Ваня вскинул автомат и передернул затвор.

Трое караульных, что шагали гуськом за разводящим, бросились врассыпную и попрятались кто куда. Сержант Калоев остался один. Он даже не снял автомат с плеча. С расслабленным до безобразия ремнем он стоял в пятнадцати метрах от часового – как монумент. Солнце светило ему в лицо, и в черных глазах джигита Ваня впервые за всё время увидел страх. Настоящий. Не наигранный.

–Ти это хочешь? – тихо спросил сержант.

– Да! Еще шаг, и я убью тебя, сука! – ответил Ваня и сам испугался своих слов.

И вдруг за его спиной раздался голос. Такой знакомый и так давно не слышанный. Он не мог спутать его ни с каким другим. Никогда.

– Не делай этого, Ванечка! Опомнись, сынок…

Ваня оглянулся. В нескольких шагах от него стояла Полинка. Ее огромные голубые глаза лучились давним материнским теплом…

Он бросил автомат на землю, упал на колени и заплакал…

***

– Врач говорит, что всё будет хорошо, – сказал капитан Шахтарин. – Это был нервный срыв, и хорошо, что всё случилось так, как случилось…

Они сидели на скамье под зазеленевшим кленом во дворе окружного госпиталя.

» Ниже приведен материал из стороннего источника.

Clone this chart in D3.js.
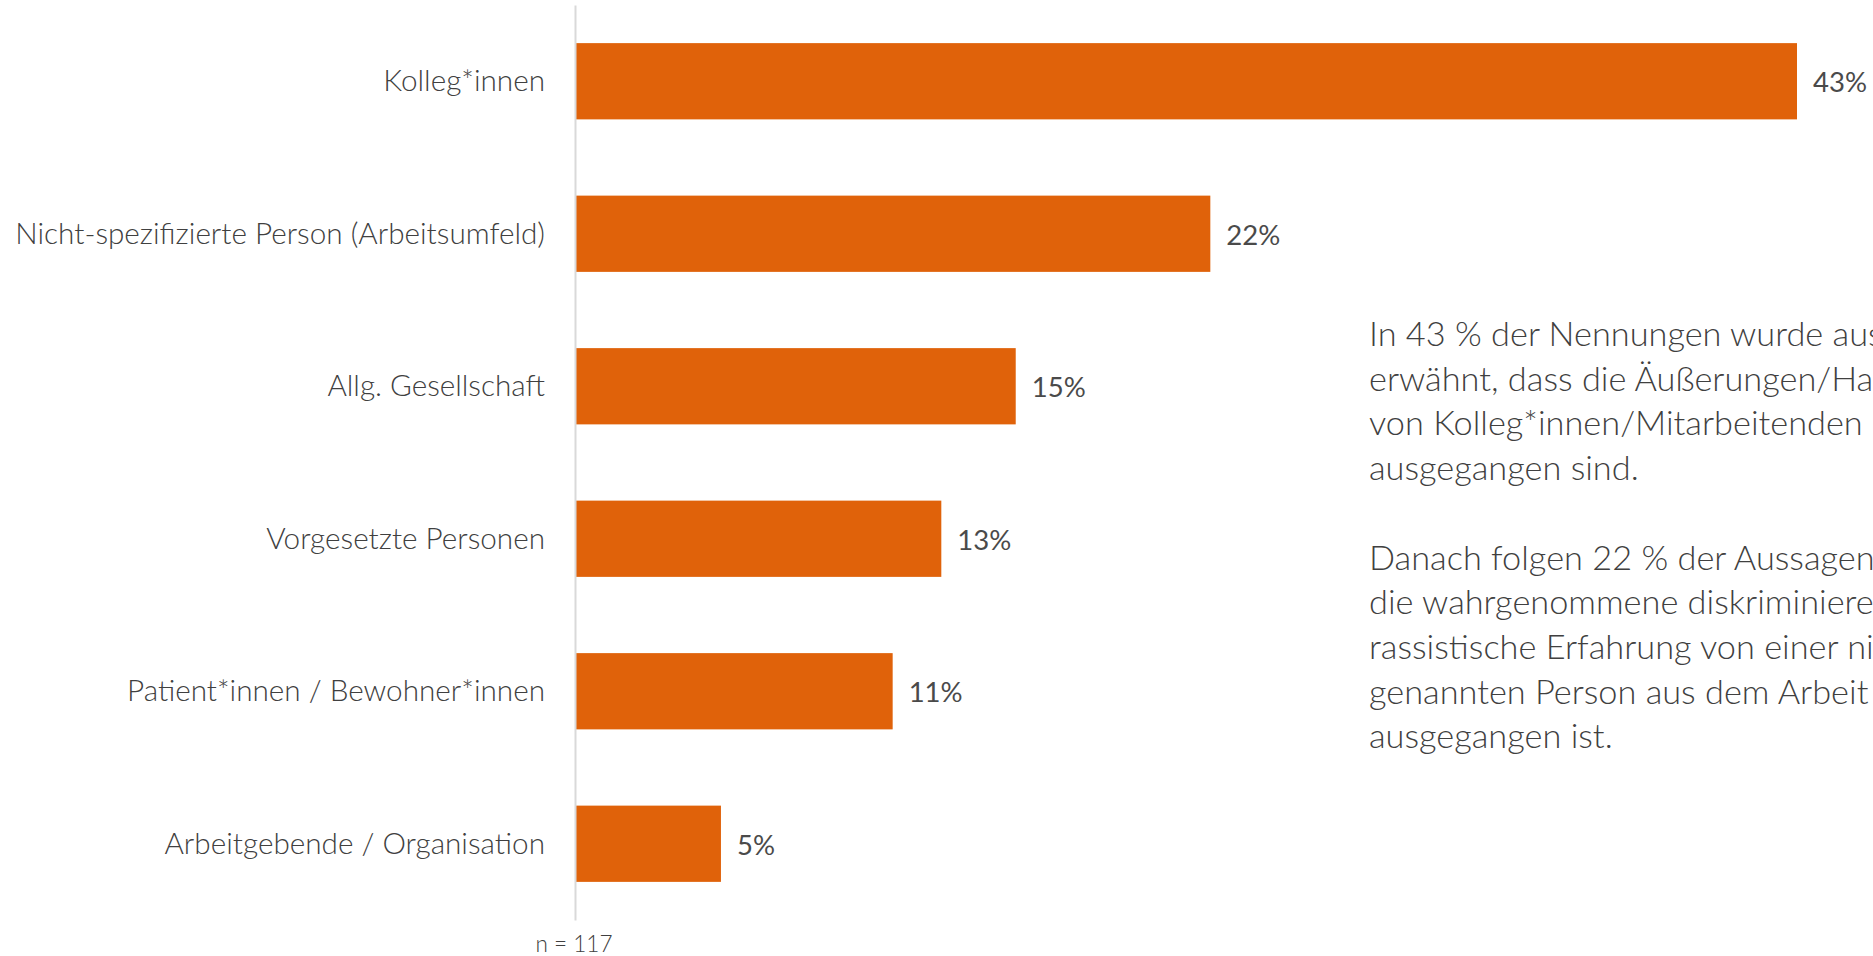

Командир батареи вместе с семьей приехал проведать своего бойца.

– Если бы ты выстрелил… мы бы уже не разговаривали с тобой…

– Я понимаю…

– Спасибо тебе, Ваня. – Елена взяла парня за руку. – Если бы не этот случай… А теперь Полинка лепечет без умолку! Мы так счастливы!

– Я рад за вас. И за нее тоже. Но как она оказалась там? Как прошла незамеченной через всю часть и проникла на пост? И откуда она знала, что там нахожусь именно я?

– Я спрашивал, – ответил капитан. – Она говорит, что не знает.

– А можно я спрошу?

– Конечно можно.

Елена позвала дочь, которая на клумбе неподалеку рассматривала бегающих муравьев. Девочка подошла, встала напротив скамьи, опустила голову.

– Скажи, пожалуйста, – спросил Ваня с дрожью в голосе, – как ты узнала, что в тот момент мне нужна была помощь?

Девочка взглянула на него, ожидавшего ответа, потом на маму, на отца.